Is FPS the most important factor for replica’s accuracy and range?

-No! ❌

✅ Although FPS is important, the combination of the hop up system, the quality of inner barrel and carefully selected BB weight is crucial. Although heavier BBs will decrease the gun’s FPS, they will in return significantly increase its range and accuracy; heavier BBs will simply just take a little longer to get to the target.

-So can I use any BB weight as long as my gun still shoots at 350FPS?

-No! ❌

✅ Let’s assume your replica shoots at 350 FPS with 0.20g BBs, here are equivalent energy outputs with our recommended BBs weights to ensure you’re under the UK legal limit:

AEGS and Pistols

WeightFeet per sec (FPS)Energy
0.25g 320 FPS 1.19 Joules
0.28g 300 FPS 1.17 Joules
0.30g 290 FPS 1.17 Joules
0.32g 280 FPS 1.17 Joules


Weight Feet per sec (FPS) Energy
0.28g 335 FPS 1.46 Joules
0.32g 325 FPS 1.47 Joules
0.36g 300 FPS 1.49 Joules


Weight Feet per sec (FPS) Energy
0.32g 400 FPS 2.38 Joules
0.36g 375 FPS 2.35 Joule
0.40g 355 FPS 2.34 Joules
0.43g 345 FPS 2.38 Joules
0.45g 335 FPS 2.35 Joules
0.50g 320 FPS 2.38 Joules

In order to make sure you stay within your country’s and site’s limits, click here to see a more detailed Airsoft Energy Chart created by the folks at airsoftnation.co.uk. 

AR Recommended BB Brands

For AEGs and Pistols

  • ASG Blasters & Devil Blasters
  • 6mm Ammo
  • Nuprol
  • EMG
  • Kilo9
  • Valken
  • Elite Force
  • G&G
  • Bulldog
  • Goldenball

For Snipers and DMRs

  • Geoffs
  • BLS

What BBs to avoid?

Finally, when you’re buying BBs, generally try to avoid cheap packages – these are more likely to get damaged, split, break and have poor quality tests performed on them. Unbranded products or counterfeits should be avoided at all costs as they are also poor quality – look for dimples, seams, uneven polishing to hide imperfections. Finally, when buying a new brand look out for pellets that are not formed properly. All of the above faults are to be considered seriously as they can damage the internals of your gun; especially if the BB breaks in the hop up chamber or the inner barrel.
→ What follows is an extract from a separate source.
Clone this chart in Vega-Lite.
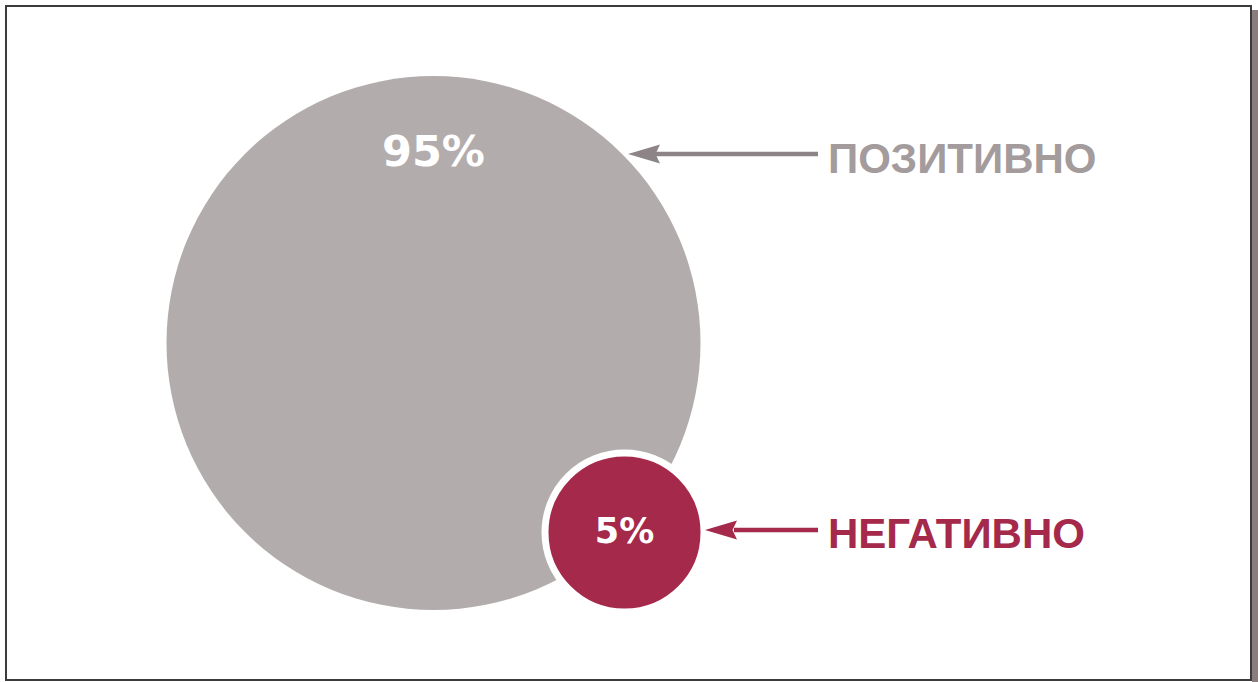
{
  "$schema": "https://vega.github.io/schema/vega-lite/v6.json",
  "width": 1258,
  "height": 682,
  "autosize": {"type": "fit", "contains": "padding"},
  "padding": 0,
  "background": "white",
  "config": {"view": {"stroke": null}},
  "datasets": {
    "shares": [
      {"label": "ПОЗИТИВНО", "share": 95, "pct": "95%", "cx": 433.5, "cy": 343, "pcty": 166, "ax": 818, "ax2": 655, "ay": 154, "hx": 644, "tx": 828, "ty": 173},
      {"label": "НЕГАТИВНО", "share": 5, "pct": "5%", "cx": 624.5, "cy": 532.5, "pcty": 543, "ax": 818, "ax2": 734, "ay": 530, "hx": 721, "tx": 828, "ty": 548}
    ],
    "frame": [{"x": 6, "x2": 1251, "y": 6, "y2": 680, "sx": 1252, "sx2": 1258, "sy": 10, "sy2": 682}]
  },
  "resolve": {"scale": {"color": "independent"}},
  "layer": [
    {
      "data": {"name": "frame"},
      "mark": {"type": "rect", "fill": "#8b7d7e"},
      "encoding": {
        "x": {"field": "sx", "type": "quantitative", "scale": {"domain": [0, 1258], "nice": false, "zero": false}, "axis": null},
        "x2": {"field": "sx2"},
        "y": {"field": "sy", "type": "quantitative", "scale": {"domain": [0, 682], "nice": false, "zero": false, "reverse": true}, "axis": null},
        "y2": {"field": "sy2"}
      }
    },
    {
      "data": {"name": "frame"},
      "mark": {"type": "rect", "fill": "white", "stroke": "#3c3c3c", "strokeWidth": 2},
      "encoding": {
        "x": {"field": "x", "type": "quantitative", "scale": {"domain": [0, 1258], "nice": false, "zero": false}, "axis": null},
        "x2": {"field": "x2"},
        "y": {"field": "y", "type": "quantitative", "scale": {"domain": [0, 682], "nice": false, "zero": false, "reverse": true}, "axis": null},
        "y2": {"field": "y2"}
      }
    },
    {
      "data": {"name": "shares"},
      "mark": {"type": "point", "shape": "circle", "filled": true, "opacity": 1, "stroke": "white"},
      "encoding": {
        "x": {"field": "cx", "type": "quantitative", "scale": {"domain": [0, 1258], "nice": false, "zero": false}, "axis": null},
        "y": {"field": "cy", "type": "quantitative", "scale": {"domain": [0, 682], "nice": false, "zero": false, "reverse": true}, "axis": null},
        "size": {"field": "share", "type": "quantitative", "scale": {"type": "linear", "zero": false, "domain": [5, 95], "range": [25281, 285156]}, "legend": null},
        "color": {"field": "label", "type": "nominal", "scale": {"domain": ["ПОЗИТИВНО", "НЕГАТИВНО"], "range": ["#b3acac", "#a5294a"]}, "legend": null},
        "strokeWidth": {"condition": {"test": "datum.share < 50", "value": 7}, "value": 0}
      }
    },
    {
      "data": {"name": "shares"},
      "mark": {"type": "rule", "strokeWidth": 4.5},
      "encoding": {
        "x": {"field": "ax2", "type": "quantitative", "scale": {"domain": [0, 1258], "nice": false, "zero": false}, "axis": null},
        "x2": {"field": "ax"},
        "y": {"field": "ay", "type": "quantitative", "scale": {"domain": [0, 682], "nice": false, "zero": false, "reverse": true}, "axis": null},
        "color": {"field": "label", "type": "nominal", "scale": {"domain": ["ПОЗИТИВНО", "НЕГАТИВНО"], "range": ["#8c8487", "#a5294a"]}, "legend": null}
      }
    },
    {
      "data": {"name": "shares"},
      "mark": {"type": "point", "shape": "M-1,0L1,-0.6L0.72,0L1,0.6Z", "filled": true, "opacity": 1, "size": 1024},
      "encoding": {
        "x": {"field": "hx", "type": "quantitative", "scale": {"domain": [0, 1258], "nice": false, "zero": false}, "axis": null},
        "y": {"field": "ay", "type": "quantitative", "scale": {"domain": [0, 682], "nice": false, "zero": false, "reverse": true}, "axis": null},
        "color": {"field": "label", "type": "nominal", "scale": {"domain": ["ПОЗИТИВНО", "НЕГАТИВНО"], "range": ["#8c8487", "#a5294a"]}, "legend": null}
      }
    },
    {
      "data": {"name": "shares"},
      "mark": {"type": "text", "align": "left", "baseline": "alphabetic", "font": "Liberation Sans", "fontWeight": "bold", "fontSize": 42},
      "encoding": {
        "x": {"field": "tx", "type": "quantitative", "scale": {"domain": [0, 1258], "nice": false, "zero": false}, "axis": null},
        "y": {"field": "ty", "type": "quantitative", "scale": {"domain": [0, 682], "nice": false, "zero": false, "reverse": true}, "axis": null},
        "text": {"field": "label"},
        "color": {"field": "label", "type": "nominal", "scale": {"domain": ["ПОЗИТИВНО", "НЕГАТИВНО"], "range": ["#a39b9c", "#a5294a"]}, "legend": null}
      }
    },
    {
      "data": {"name": "shares"},
      "mark": {"type": "text", "align": "center", "baseline": "alphabetic", "font": "DejaVu Sans", "fontWeight": "bold", "fill": "white"},
      "encoding": {
        "x": {"field": "cx", "type": "quantitative", "scale": {"domain": [0, 1258], "nice": false, "zero": false}, "axis": null},
        "y": {"field": "pcty", "type": "quantitative", "scale": {"domain": [0, 682], "nice": false, "zero": false, "reverse": true}, "axis": null},
        "text": {"field": "pct"},
        "size": {"condition": {"test": "datum.share > 50", "value": 43}, "value": 35}
      }
    }
  ]
}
Picture credit goes to Airsoft Megastore

Branded options of BB pellets are less likely to damage your weapon or break apart when you shoot. Also, make sure to trial and error different weights of BBs for your specific gun to ensure optimal performance, everything provided in this article is purely guidance.

The Golden Rule is to never reuse pellets! The main reason for this is that dirt that can attach to pellets or any cracks, splitting of the pellets after hitting objects may cause it to get stuck in the mag, barrel or hop up and not only reduce accuracy, but has potential to completely ruin those components. Simply buy more BBs.

Final Words

It’s easy to guess that higher priced BB pellets will generally be the best quality and produced in the best condition- they are least likely to create any risks to your gun and provide you with reliable performance. 0.25g BBs, are the most commonly used and also the most affordable. It is always important to check optimal weight of BB depending on the weapon and its specific requirements before buying any pellets. Don’t waste your time trying to use 0.20g BBs in your 500 FPS sniper!